Weeknotes 2022 W11: Skull book

This week, my larger team went on an offsite, which I decided not to attend; COVID-19 cases in Germany are at an all-time high, thus attending an in-person event in Germany with close to 100 people seemed unwise. This made work this week particularly slow, as there were few people around to collaborate with on ongoing projects.

Bizarrely, with COVID-19 cases at an all-time high and no significant decline in deaths, the German government dropped COVID-19 measures. I’m lost for words.

I made a loaf of sourdough bread for Tom and Alicia. It’s one of the prettiest loaves I’ve made to date. Tom said it was “very very good.”

As I’ve been tweeting about NFTs and crypto a bit, my Twitter ads have made a strong pivot towards all things crypto. I get scammy ads for new coins like ApeCoin (which apparently immediately tanked in price after it launched) and super dodgy Bored Ape NFTs from accounts with less than a dozen followers.

I’ve drafted up an article that explains the concept of modal lexers. Such lexers are useful for dealing with nested comments and interpolated strings, like println("total: ${numbers.sum}"). Writing a lexer for that isn’t trivial, but not too difficult either. Hopefully, this article won’t end up in draft limbo, like so many other of my articles have.

The article on implementing equality in Ruby hasn’t made progress, as I’m waiting for feedback still.

I rewatched The Hard Parts of Open Source (Evan Czaplicki, 2018). It tackles the (tough) topic of patterns of conflict in online communities. I watched this soon after it came out. It’s still relevant — in fact, it might more relevant than ever.

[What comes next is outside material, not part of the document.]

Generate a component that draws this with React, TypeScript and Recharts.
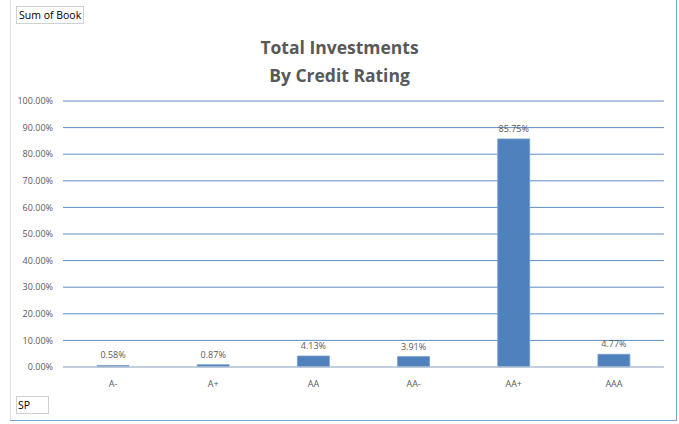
import React from "react";
import { BarChart, Bar, XAxis, YAxis, CartesianGrid, LabelList } from "recharts";

const ratings = ["A-", "A+", "AA", "AA-", "AA+", "AAA"];
const shares = [0.58, 0.87, 4.13, 3.91, 85.75, 4.77];
const yTicks = [0, 10, 20, 30, 40, 50, 60, 70, 80, 90, 100];

const data = ratings.map((r, i) => ({ rating: r, share: shares[i] }));

const gray = "#595959";
const blue = "#4f81bd";
const font = "'Open Sans', 'Liberation Sans', sans-serif";

export default function App() {
  return (
    <div style={{ position: "absolute", left: 0, top: 0, width: 679, height: 424, background: "#fff", fontFamily: font }}>
      {/* frame */}
      <div style={{ position: "absolute", left: 10, top: 0, width: 1, height: 421, background: "#e3e3e3" }} />
      <div style={{ position: "absolute", left: 10, top: 420, width: 667, height: 1, background: "#7aa0cf" }} />
      <div style={{ position: "absolute", left: 676, top: 0, width: 1, height: 421, background: "#7aa0cf" }} />

      <div style={{ position: "absolute", left: 16, top: 6, height: 16, padding: "0 2px", border: "1px solid #d0d0d0", fontSize: 10.5, lineHeight: "16px", color: "#000" }}>
        Sum of Book
      </div>
      <div style={{ position: "absolute", left: 16, top: 396, width: 30, height: 16, border: "1px solid #d0d0d0", fontSize: 10.5, lineHeight: "16px", color: "#000", paddingLeft: 1 }}>
        SP
      </div>

      <div style={{ position: "absolute", left: 0, top: 33, width: 679, textAlign: "center", fontSize: 17.5, fontWeight: 700, color: gray, lineHeight: "28px" }}>
        Total Investments
        <br />
        By Credit Rating
      </div>

      <BarChart
        width={679}
        height={424}
        data={data}
        margin={{ top: 101, right: 15, bottom: 0, left: 0 }}
        barCategoryGap="34%"
        style={{ position: "absolute", left: 0, top: 0 }}
      >
        <CartesianGrid vertical={false} stroke={blue} strokeOpacity={0.9} />
        <XAxis
          dataKey="rating"
          axisLine={{ stroke: "#d9d9d9" }}
          tickLine={false}
          tickMargin={8}
          height={57}
          tick={{ fontSize: 9, fill: gray, fontFamily: font }}
        />
        <YAxis
          domain={[0, 100]}
          ticks={yTicks}
          interval={0}
          width={63}
          axisLine={false}
          tickLine={false}
          tickSize={0}
          tickMargin={10}
          tickFormatter={(v: number) => `${v.toFixed(2)}%`}
          tick={{ fontSize: 9, fill: gray, fontFamily: font }}
        />
        <Bar dataKey="share" fill={blue} stroke="#7ba0cd" strokeWidth={0.8} isAnimationActive={false}>
          <LabelList
            dataKey="share"
            position="top"
            offset={7}
            formatter={(v: number) => `${v.toFixed(2)}%`}
            style={{ fontSize: 9, fill: gray, fontFamily: font }}
          />
        </Bar>
      </BarChart>
    </div>
  );
}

In the last few years, online communities have shifted even more towards synchronous communication. Slack and Discord dominate. Responses need first and foremost to be quick, or the conversation moves on.

I miss old-school message boards. They were good. You’d write a coherent post or reply, in full sentences, with a quick bit of proofreading before posting. They had threaded conversations way before Slack re-invented them. Moderation was far more effective, being able to lock threads, or move them between topics.

Old-school message boards still exist. Nanoc still has an old-school mailing list. GitHub’s Discussions feature is the reincarnation of an old-school message board, even though I’ve barely seen it in use.

I picked up The Witcher 3, played it for 10 minutes, got bored, went back to, uh, playing Cyberpunk 2077. This probably sounds strange given that I’ve complained a lot about Cyberpunk 2077 being terribly buggy and lacking immersion. I don’t understand myself.

It would be out of character for me to mention Cyberpunk 2077 without complaining about it, so let me fix that. Cyberpunk 2077 is unrealistic because you can buy multiple apartments. What kind of utopia is this?!

I also picked up some new content for Assassin’s Creed Valhalla and Assassin’s Creed Odyssey. The new content ties the two games together, albeit very loosely. Odyssey is still by far my favorite in the series. And oh look, it’s Assassin‘s Creed Odyssey is 75% off on Steam right now! I don’t even get paid for writing this!

My Wordle streak ended twice this week, after failing to guess cater and allow. Both words had too many options, which is hard to recover from on hard mode.

I bought a hardcover copy of the Collected Ghost Stories of M. R. James. It’s available for free at Standard Ebooks, but I wanted a physical copy. Last week (see Weeknotes 2022 W10: Distress), I wrote about my struggle to find good books to read, but this collection of short stories is satisfying my need so far. I picked up the writing of M. R. James after Jonathan Sims mentioned James being one of his favorite writers in the Q&A for The Magnus Archives season 1. Now my coffee table has a book with a skull on it. It is delightfully classy.